Gooseberries can be hard to come by, but they are coming back into fashion. Preparation of the berries takes forever-each berry has to be snipped at each end with a scissors to remove the stems, but the berries are so beautiful to work with that it is just okay. I recruited my sister to help with the job, and we stood there at the counter, quiet, snip, snip. Every so often, one of us would hold up a berry with a particularly striking hue and exclaim over its beauty. These berries came from a friend’s patch, as my little gooseberry bushes haven’t yet started to bear fruit. They glowed in the colander, each and every one of them.

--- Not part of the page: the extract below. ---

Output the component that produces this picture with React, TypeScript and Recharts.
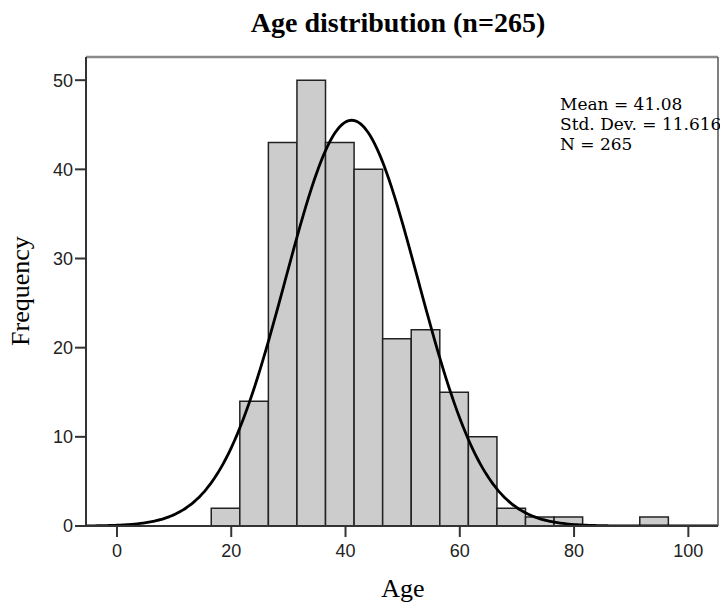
import React from 'react';
import { ComposedChart, XAxis, YAxis, Line, ReferenceArea, ReferenceLine } from 'recharts';

// Histogram bins (lower edge) and counts for patient age
const binStarts = [16.5, 21.5, 26.5, 31.5, 36.5, 41.5, 46.5, 51.5, 56.5, 61.5, 66.5, 71.5, 76.5, 91.5];
const binCounts = [2, 14, 43, 50, 43, 40, 21, 22, 15, 10, 2, 1, 1, 1];
const BIN_WIDTH = 5;

// Summary statistics shown in the stats box; the fitted normal curve uses them
const MEAN = 41.08;
const STD_DEV = 11.616;
const N = 265;

const xTicks = [0, 20, 40, 60, 80, 100];
const yTicks = [0, 10, 20, 30, 40, 50];
const X_MIN = -5.42;
const X_MAX = 105.19;
const Y_MAX = 52.6;

// Normal density scaled to counts per bin
const normalCurve: { x: number; y: number }[] = [];
for (let x = X_MIN; x <= X_MAX + 0.001; x += 0.5) {
  const z = (x - MEAN) / STD_DEV;
  const y = (N * BIN_WIDTH) / (STD_DEV * Math.sqrt(2 * Math.PI)) * Math.exp(-0.5 * z * z);
  normalCurve.push({ x, y });
}

const serif = '"Liberation Serif", "Times New Roman", serif';
const statsFont = '"DejaVu Serif", serif';
const sans = '"Liberation Sans", Arial, sans-serif';

export default function App() {
  return (
    <div style={{ position: 'absolute', left: 0, top: 0, width: 720, height: 608, background: '#fff' }}>
      <ComposedChart
        width={720}
        height={608}
        data={normalCurve}
        margin={{ top: 57, right: 2, left: 0, bottom: 0 }}
      >
        <XAxis
          dataKey="x"
          type="number"
          domain={[X_MIN, X_MAX]}
          ticks={xTicks}
          allowDataOverflow
          height={82}
          tickSize={11}
          tickMargin={7}
          axisLine={{ stroke: '#333', strokeWidth: 2 }}
          tickLine={{ stroke: '#333', strokeWidth: 2 }}
          tick={{ fill: '#222', fontSize: 18, fontFamily: sans }}
        />
        <YAxis
          type="number"
          domain={[0, Y_MAX]}
          ticks={yTicks}
          allowDataOverflow
          width={86}
          tickSize={11}
          tickMargin={2}
          axisLine={{ stroke: '#333', strokeWidth: 2 }}
          tickLine={{ stroke: '#333', strokeWidth: 2 }}
          tick={{ fill: '#222', fontSize: 18, fontFamily: sans }}
        />
        {binStarts.map((lo, i) => (
          <ReferenceArea
            key={lo}
            x1={lo}
            x2={lo + BIN_WIDTH}
            y1={0}
            y2={binCounts[i]}
            fill="#cccccc"
            fillOpacity={1}
            stroke="#222"
            strokeWidth={1.5}
          />
        ))}
        <ReferenceLine y={Y_MAX} stroke="#8a8a8a" strokeWidth={2.5} />
        <ReferenceLine x={X_MAX} stroke="#555" strokeWidth={1.5} />
        <Line
          dataKey="y"
          type="monotone"
          stroke="#000"
          strokeWidth={2.8}
          dot={false}
          isAnimationActive={false}
        />
      </ComposedChart>
      <svg
        width={720}
        height={608}
        style={{ position: 'absolute', left: 0, top: 0, pointerEvents: 'none' }}
      >
        <text x={398} y={32} textAnchor="middle" fontFamily={serif} fontWeight="bold" fontSize={28} fill="#000">
          Age distribution (n=265)
        </text>
        <text x={560} y={110} fontFamily={statsFont} fontSize={17} fill="#000">Mean = 41.08</text>
        <text x={560} y={130} fontFamily={statsFont} fontSize={17} fill="#000">Std. Dev. = 11.616</text>
        <text x={560} y={150} fontFamily={statsFont} fontSize={17} fill="#000">N = 265</text>
        <text
          x={29}
          y={291}
          transform="rotate(-90 29 291)"
          textAnchor="middle"
          fontFamily={serif}
          fontSize={26}
          fill="#000"
        >
          Frequency
        </text>
        <text x={403} y={597} textAnchor="middle" fontFamily={serif} fontSize={26} fill="#000">Age</text>
      </svg>
    </div>
  );
}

I would wear those berries as jewelry if I could.
I took the last of the elderflowers from the top of my bushes, and they spread above my head like little starry umbrellas. Elderflowers grow wild in New England, and my bushes that I planted just a few years ago are the hardiest thing in our yard. If you have never seen an elderflower, seek out a bush when you can. I can’t walk by without pausing over their geometric blossoms and sticking my nose in the center of one. They seem to belong to some other time an place altogether.
This jam is for my great grandmother, and the parts of me that come from her. And it’s for you too, of course. There is plenty to share, and we’ll spread it on toast and eat it in the garden.
Gooseberry Elderflower Jam
adapted from The River Cottage Preserves Handbook
Makes 8 to 9 cups
3 pounds gooseberries (can be ripe or slightly unripe)
8 elderflower heads
3 cups sugar
“Top and tail” the gooseberries (thanks to River Cottage for that apt description) with scissors, and put into a heavy pot with 2 1/2 cups water. Bring to a low boil, then a gentle simmer. Make sure that the elderflowers are free from bugs and brown bits–then lay them on top of the berries as they cook. Cover the pot, and cook for 5 to 7 minutes, or until the berries are soft. Remove the elderflowers.
Add the sugar and stir gently to dissolve. Bring the mixture up to a rolling boil and let it cook for about 10 minutes, or until it registers 220 degrees on a candy thermometer or it gels a bit on the back of a wooden spoon. Transfer to sterilized jars and process in a water bath for 10 minutes.